**Written request:**
Will you output the lines between the ones holding "Clone this diagram in TikZ." and "(52,46) rectangle (1063,563);", inclusive, exactly as they stand, and only those lines, with the pictures left out?

**Supplied material:**
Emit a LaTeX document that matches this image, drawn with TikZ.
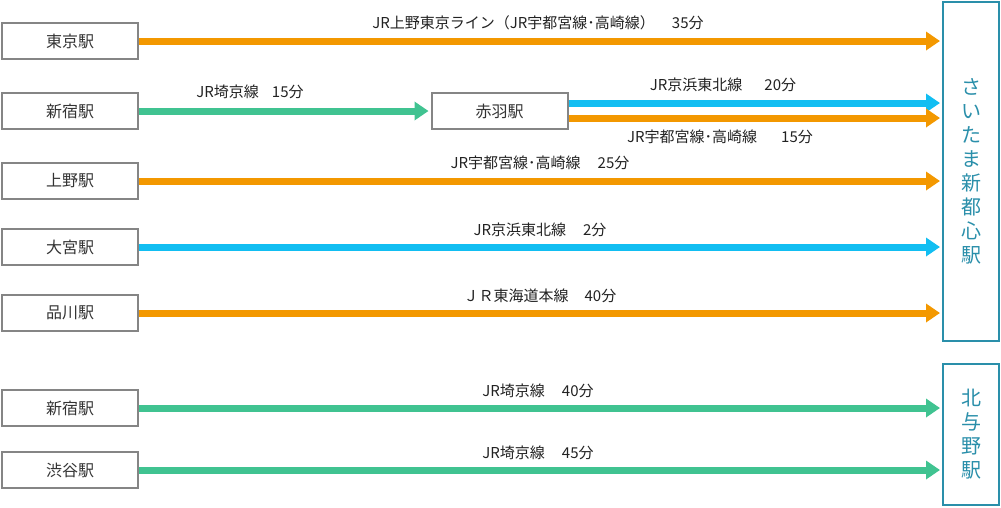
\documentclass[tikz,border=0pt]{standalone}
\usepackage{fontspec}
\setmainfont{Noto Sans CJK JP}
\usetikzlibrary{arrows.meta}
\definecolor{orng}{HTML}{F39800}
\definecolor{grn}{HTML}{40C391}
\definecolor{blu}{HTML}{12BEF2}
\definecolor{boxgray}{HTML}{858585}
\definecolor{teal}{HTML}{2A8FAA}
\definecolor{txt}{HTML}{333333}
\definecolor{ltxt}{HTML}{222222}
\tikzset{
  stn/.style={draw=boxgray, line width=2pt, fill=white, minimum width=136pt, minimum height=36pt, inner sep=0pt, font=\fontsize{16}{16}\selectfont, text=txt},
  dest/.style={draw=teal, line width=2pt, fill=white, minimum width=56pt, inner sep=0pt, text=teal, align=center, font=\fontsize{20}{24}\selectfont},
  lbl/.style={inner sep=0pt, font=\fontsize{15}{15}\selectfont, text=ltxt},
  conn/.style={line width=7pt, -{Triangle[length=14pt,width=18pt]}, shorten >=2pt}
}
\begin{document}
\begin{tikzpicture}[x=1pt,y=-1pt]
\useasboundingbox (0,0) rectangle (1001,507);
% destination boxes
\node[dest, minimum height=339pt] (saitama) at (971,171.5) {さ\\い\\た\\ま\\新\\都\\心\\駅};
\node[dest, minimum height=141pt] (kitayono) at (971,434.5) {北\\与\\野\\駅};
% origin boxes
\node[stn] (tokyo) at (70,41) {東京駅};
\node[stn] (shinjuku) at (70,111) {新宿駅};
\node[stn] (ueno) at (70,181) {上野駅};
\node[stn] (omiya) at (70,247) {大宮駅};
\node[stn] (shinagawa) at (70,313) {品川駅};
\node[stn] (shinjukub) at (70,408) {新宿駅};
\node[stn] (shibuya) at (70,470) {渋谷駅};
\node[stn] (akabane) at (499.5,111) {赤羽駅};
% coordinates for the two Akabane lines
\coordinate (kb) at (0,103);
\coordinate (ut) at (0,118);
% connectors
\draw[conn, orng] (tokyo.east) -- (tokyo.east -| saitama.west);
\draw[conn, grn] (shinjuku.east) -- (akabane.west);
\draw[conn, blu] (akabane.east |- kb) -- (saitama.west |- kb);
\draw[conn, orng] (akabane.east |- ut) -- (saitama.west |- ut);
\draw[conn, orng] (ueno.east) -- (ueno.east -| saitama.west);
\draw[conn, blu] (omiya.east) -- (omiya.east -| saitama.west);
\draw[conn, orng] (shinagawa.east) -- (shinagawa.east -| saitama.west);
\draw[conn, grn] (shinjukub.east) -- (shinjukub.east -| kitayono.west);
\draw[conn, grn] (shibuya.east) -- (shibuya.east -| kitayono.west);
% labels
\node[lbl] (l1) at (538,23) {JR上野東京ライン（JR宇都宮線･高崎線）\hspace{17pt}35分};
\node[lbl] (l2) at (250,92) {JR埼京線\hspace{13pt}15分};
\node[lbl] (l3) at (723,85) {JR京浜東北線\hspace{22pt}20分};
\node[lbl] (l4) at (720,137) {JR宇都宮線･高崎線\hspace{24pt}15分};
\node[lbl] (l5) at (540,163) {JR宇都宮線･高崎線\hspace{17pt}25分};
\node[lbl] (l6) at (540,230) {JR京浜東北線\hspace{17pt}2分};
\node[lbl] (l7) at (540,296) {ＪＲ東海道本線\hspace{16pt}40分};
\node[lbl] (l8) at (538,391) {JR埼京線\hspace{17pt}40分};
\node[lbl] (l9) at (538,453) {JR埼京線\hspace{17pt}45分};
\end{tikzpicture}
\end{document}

---

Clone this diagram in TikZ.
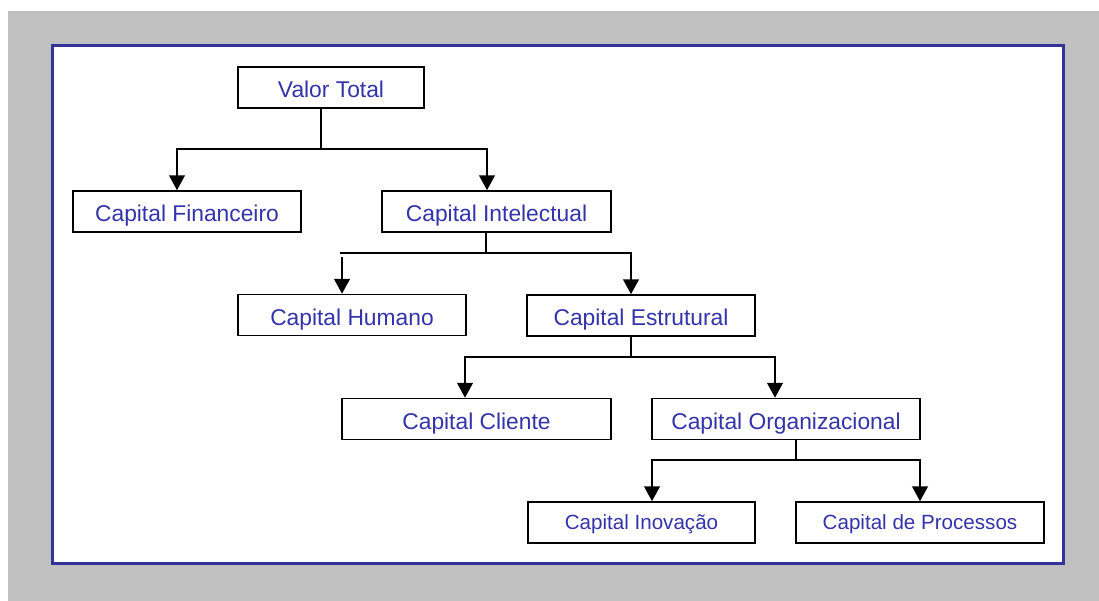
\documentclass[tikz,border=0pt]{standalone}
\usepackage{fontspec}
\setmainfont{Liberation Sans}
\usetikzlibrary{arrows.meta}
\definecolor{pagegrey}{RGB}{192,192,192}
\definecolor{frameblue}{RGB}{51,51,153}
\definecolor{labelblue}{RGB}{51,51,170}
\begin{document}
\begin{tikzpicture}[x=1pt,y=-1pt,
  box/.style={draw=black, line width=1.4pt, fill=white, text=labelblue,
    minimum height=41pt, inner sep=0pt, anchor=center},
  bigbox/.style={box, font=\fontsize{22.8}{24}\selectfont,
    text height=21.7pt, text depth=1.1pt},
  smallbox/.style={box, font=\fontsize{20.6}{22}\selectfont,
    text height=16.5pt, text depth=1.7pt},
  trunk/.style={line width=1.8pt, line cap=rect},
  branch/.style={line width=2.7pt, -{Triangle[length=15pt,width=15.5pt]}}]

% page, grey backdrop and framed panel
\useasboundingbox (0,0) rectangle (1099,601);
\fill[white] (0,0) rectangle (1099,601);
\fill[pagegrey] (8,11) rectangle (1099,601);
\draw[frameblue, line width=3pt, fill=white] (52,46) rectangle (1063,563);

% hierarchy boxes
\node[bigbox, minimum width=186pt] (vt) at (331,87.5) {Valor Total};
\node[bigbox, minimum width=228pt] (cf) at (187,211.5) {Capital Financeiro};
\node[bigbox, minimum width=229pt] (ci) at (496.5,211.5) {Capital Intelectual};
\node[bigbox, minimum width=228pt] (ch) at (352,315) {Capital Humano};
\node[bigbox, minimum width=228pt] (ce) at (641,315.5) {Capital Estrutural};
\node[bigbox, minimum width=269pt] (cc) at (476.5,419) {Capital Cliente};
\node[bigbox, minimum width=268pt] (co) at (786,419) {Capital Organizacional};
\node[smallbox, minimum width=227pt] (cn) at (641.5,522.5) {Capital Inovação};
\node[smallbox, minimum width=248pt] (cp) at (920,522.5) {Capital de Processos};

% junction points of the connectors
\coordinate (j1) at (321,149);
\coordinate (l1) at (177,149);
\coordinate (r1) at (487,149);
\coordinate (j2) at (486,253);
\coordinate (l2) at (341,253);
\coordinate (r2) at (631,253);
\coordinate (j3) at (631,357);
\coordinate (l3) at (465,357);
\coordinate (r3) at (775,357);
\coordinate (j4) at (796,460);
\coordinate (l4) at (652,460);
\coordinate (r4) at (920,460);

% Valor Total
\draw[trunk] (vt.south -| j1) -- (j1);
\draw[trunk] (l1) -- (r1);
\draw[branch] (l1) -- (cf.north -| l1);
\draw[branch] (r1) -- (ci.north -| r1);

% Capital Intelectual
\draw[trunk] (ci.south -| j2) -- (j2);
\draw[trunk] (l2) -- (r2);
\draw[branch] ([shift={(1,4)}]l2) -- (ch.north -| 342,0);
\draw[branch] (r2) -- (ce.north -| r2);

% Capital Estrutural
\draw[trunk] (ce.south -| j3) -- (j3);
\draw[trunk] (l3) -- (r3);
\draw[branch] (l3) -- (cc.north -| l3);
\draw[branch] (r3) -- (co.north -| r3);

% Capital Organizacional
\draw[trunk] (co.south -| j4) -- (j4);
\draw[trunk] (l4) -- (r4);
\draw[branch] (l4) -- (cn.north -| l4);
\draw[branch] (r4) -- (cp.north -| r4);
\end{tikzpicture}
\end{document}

**Correct result:**
Clone this diagram in TikZ.
\documentclass[tikz,border=0pt]{standalone}
\usepackage{fontspec}
\setmainfont{Liberation Sans}
\usetikzlibrary{arrows.meta}
\definecolor{pagegrey}{RGB}{192,192,192}
\definecolor{frameblue}{RGB}{51,51,153}
\definecolor{labelblue}{RGB}{51,51,170}
\begin{document}
\begin{tikzpicture}[x=1pt,y=-1pt,
  box/.style={draw=black, line width=1.4pt, fill=white, text=labelblue,
    minimum height=41pt, inner sep=0pt, anchor=center},
  bigbox/.style={box, font=\fontsize{22.8}{24}\selectfont,
    text height=21.7pt, text depth=1.1pt},
  smallbox/.style={box, font=\fontsize{20.6}{22}\selectfont,
    text height=16.5pt, text depth=1.7pt},
  trunk/.style={line width=1.8pt, line cap=rect},
  branch/.style={line width=2.7pt, -{Triangle[length=15pt,width=15.5pt]}}]

% page, grey backdrop and framed panel
\useasboundingbox (0,0) rectangle (1099,601);
\fill[white] (0,0) rectangle (1099,601);
\fill[pagegrey] (8,11) rectangle (1099,601);
\draw[frameblue, line width=3pt, fill=white] (52,46) rectangle (1063,563);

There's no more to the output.